## Your instructions
Include the line containing "yscale = alt.Scale(domain=[0, YMAX], nice=False)" and all lines before it, repeated exactly from the listing below, without pictures.

-- Data provided start --

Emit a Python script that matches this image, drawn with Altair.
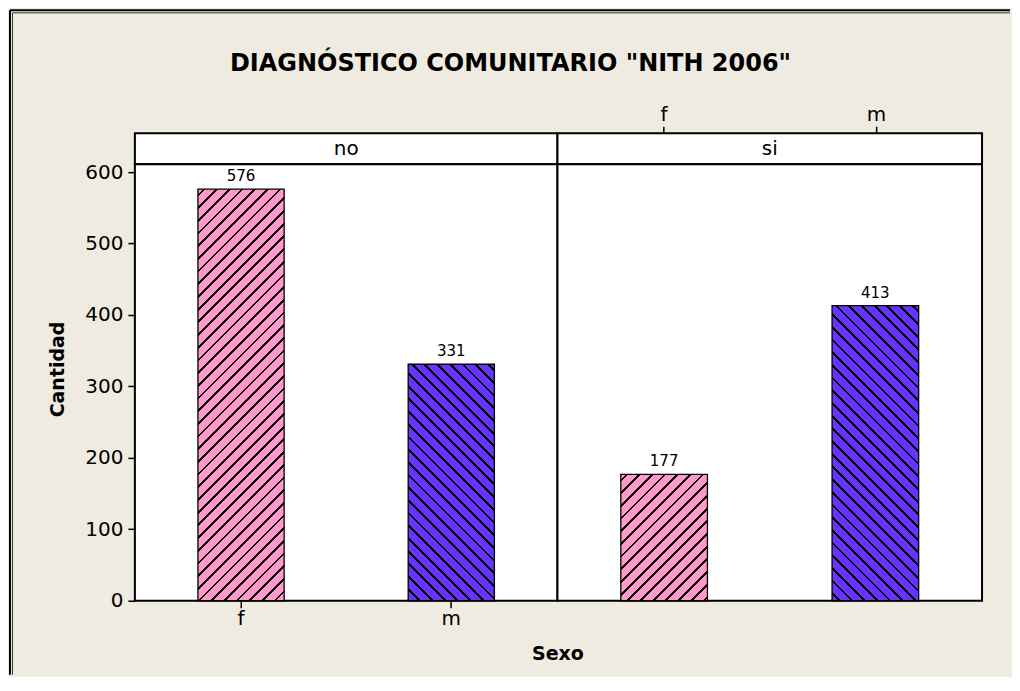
import altair as alt
import pandas as pd

# ---------------- data ----------------
grupos = ["no", "no", "si", "si"]
sexo = ["f", "m", "f", "m"]
cantidad = [576, 331, 177, 413]
y_ticks = [0, 100, 200, 300, 400, 500, 600]
titulo = 'DIAGNÓSTICO COMUNITARIO "NITH 2006"'

# ---------------- style ----------------
FONT = "DejaVu Sans"
BG = "#EFEBE1"
PINK = "#FF99CC"
BLUE = "#6633FF"
YMAX = 611
PLOT_H = 437
STRIP_H = 31
W = {"no": 423, "si": 425}
P_IN, P_OUT = 0.59, 0.3
OX, OY = 134, 163          # page position of the left panel origin
RIGHT, BOTTOM = 1010, 674  # page extent of the figure background

df = pd.DataFrame({"Grupo": grupos, "Sexo": sexo, "Cantidad": cantidad})


def hatch(color, w, h, forward, period=12.7, thick=2.8):
    S = w + h
    stops = [{"offset": 0, "color": color}]
    k = 0
    while True:
        c = k * period + period / 2
        s = (c - thick / 2) / S
        e = (c + thick / 2) / S
        if s >= 1:
            break
        e = min(e, 1)
        stops += [
            {"offset": s, "color": color},
            {"offset": s, "color": "black"},
            {"offset": e, "color": "black"},
            {"offset": e, "color": color},
        ]
        k += 1
    stops.append({"offset": 1, "color": color})
    d = w * w + h * h
    a = w * S / d
    b = h * S / d
    if forward:
        return {"gradient": "linear", "x1": 0, "y1": 0, "x2": a, "y2": b, "stops": stops}
    return {"gradient": "linear", "x1": 1, "y1": 0, "x2": 1 - a, "y2": b, "stops": stops}


def xscale():
    return alt.Scale(domain=["f", "m"], paddingInner=P_IN, paddingOuter=P_OUT)


yscale = alt.Scale(domain=[0, YMAX], nice=False)


def frame_lines():
    one = pd.DataFrame({"k": [0]})
    out = []
    # outer thick line (left and top)
    out.append(alt.Chart(one).mark_rule(stroke="black", strokeWidth=2).encode(
        x=alt.value(9 - OX), y=alt.value(9 - OY), y2=alt.value(BOTTOM - OY)))
    out.append(alt.Chart(one).mark_rule(stroke="black", strokeWidth=2).encode(
        x=alt.value(9 - OX), x2=alt.value(RIGHT - OX), y=alt.value(9 - OY)))
    # inner thin line
    out.append(alt.Chart(one).mark_rule(stroke="#333333", strokeWidth=1).encode(
        x=alt.value(11.5 - OX), y=alt.value(11.5 - OY), y2=alt.value(BOTTOM - OY)))
    out.append(alt.Chart(one).mark_rule(stroke="#333333", strokeWidth=1).encode(
        x=alt.value(11.5 - OX), x2=alt.value(RIGHT - OX), y=alt.value(11.5 - OY)))
    return out


def panel(g):
    sub = df[df.Grupo == g]
    w = W[g]
    step = w / (2 - P_IN + 2 * P_OUT)
    bw = (1 - P_IN) * step
    if g == "no":
        xaxis = alt.Axis(orient="bottom", labelAngle=0, tickSize=7, tickWidth=1.5,
                         labelPadding=1, labelFontSize=20, title="Sexo",
                         titleX=w, titleY=53, titleBaseline="middle",
                         titleFontSize=19, titleFontWeight="bold")
        yaxis = alt.Axis(values=y_ticks, tickSize=7, tickWidth=1.5, labelPadding=5,
                         labelFontSize=20, title="Cantidad", titleFontSize=19,
                         titleFontWeight="bold", titleX=-77, titleY=205,
                         titleBaseline="middle", titleAlign="center")
    else:
        xaxis = None
        yaxis = None
    enc_x = alt.X("Sexo:N", scale=xscale(), axis=xaxis)
    enc_y = alt.Y("Cantidad:Q", scale=yscale, axis=yaxis)
    layers = []
    if g == "no":
        layers += frame_lines()
    for s, c in zip(sub.Sexo, sub.Cantidad):
        h = c * PLOT_H / YMAX
        fill = hatch(PINK if s == "f" else BLUE, bw, h, s == "f")
        layers.append(
            alt.Chart(sub).transform_filter(alt.datum.Sexo == s)
            .mark_bar(fill=fill, stroke="black", strokeWidth=1.3)
            .encode(x=enc_x, y=enc_y)
        )
    layers.append(
        alt.Chart(sub).mark_text(baseline="bottom", dy=-5, fontSize=15, font=FONT, color="black")
        .encode(x=enc_x, y=enc_y, text="Cantidad:Q")
    )
    return alt.layer(*layers).properties(width=w, height=PLOT_H)


def strip(g):
    w = W[g]
    lab = alt.Chart(pd.DataFrame({"Grupo": [g]})).mark_text(
        fontSize=20, font=FONT, color="black", baseline="middle", align="center"
    ).encode(x=alt.value(w / 2), y=alt.value(STRIP_H / 2), text="Grupo:N")
    layers = [lab]
    if g == "si":
        sub = df[df.Grupo == g]
        layers.append(
            alt.Chart(sub).mark_point(opacity=0).encode(
                x=alt.X("Sexo:N", scale=xscale(),
                        axis=alt.Axis(orient="top", labelAngle=0, tickSize=7, tickWidth=1.5,
                                      labelPadding=2, labelFontSize=20, title=None))
            )
        )
    ch = alt.layer(*layers).properties(width=w, height=STRIP_H)
    if g == "no":
        ch = ch.properties(title=alt.TitleParams(
            titulo, anchor="middle", frame="group", dx=164.5, offset=45,
            baseline="middle", fontSize=24, font=FONT, fontWeight="bold", color="black"))
    return ch


chart = alt.concat(
    strip("no"), strip("si"), panel("no"), panel("si"),
    columns=2, spacing=0, bounds="flush"
).resolve_scale(x="independent", y="independent").properties(
    padding=0, background=BG
).configure_view(
    fill="white", stroke="black", strokeWidth=2
).configure_axis(
    grid=False, domain=False, labelColor="black", tickColor="black",
    titleColor="black", labelFont=FONT, titleFont=FONT
)

chart.save("out.html", embed_options={"renderer": "svg", "actions": False})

-- Data provided end --

## Written response
Emit a Python script that matches this image, drawn with Altair.
import altair as alt
import pandas as pd

# ---------------- data ----------------
grupos = ["no", "no", "si", "si"]
sexo = ["f", "m", "f", "m"]
cantidad = [576, 331, 177, 413]
y_ticks = [0, 100, 200, 300, 400, 500, 600]
titulo = 'DIAGNÓSTICO COMUNITARIO "NITH 2006"'

# ---------------- style ----------------
FONT = "DejaVu Sans"
BG = "#EFEBE1"
PINK = "#FF99CC"
BLUE = "#6633FF"
YMAX = 611
PLOT_H = 437
STRIP_H = 31
W = {"no": 423, "si": 425}
P_IN, P_OUT = 0.59, 0.3
OX, OY = 134, 163          # page position of the left panel origin
RIGHT, BOTTOM = 1010, 674  # page extent of the figure background

df = pd.DataFrame({"Grupo": grupos, "Sexo": sexo, "Cantidad": cantidad})


def hatch(color, w, h, forward, period=12.7, thick=2.8):
    S = w + h
    stops = [{"offset": 0, "color": color}]
    k = 0
    while True:
        c = k * period + period / 2
        s = (c - thick / 2) / S
        e = (c + thick / 2) / S
        if s >= 1:
            break
        e = min(e, 1)
        stops += [
            {"offset": s, "color": color},
            {"offset": s, "color": "black"},
            {"offset": e, "color": "black"},
            {"offset": e, "color": color},
        ]
        k += 1
    stops.append({"offset": 1, "color": color})
    d = w * w + h * h
    a = w * S / d
    b = h * S / d
    if forward:
        return {"gradient": "linear", "x1": 0, "y1": 0, "x2": a, "y2": b, "stops": stops}
    return {"gradient": "linear", "x1": 1, "y1": 0, "x2": 1 - a, "y2": b, "stops": stops}


def xscale():
    return alt.Scale(domain=["f", "m"], paddingInner=P_IN, paddingOuter=P_OUT)


yscale = alt.Scale(domain=[0, YMAX], nice=False)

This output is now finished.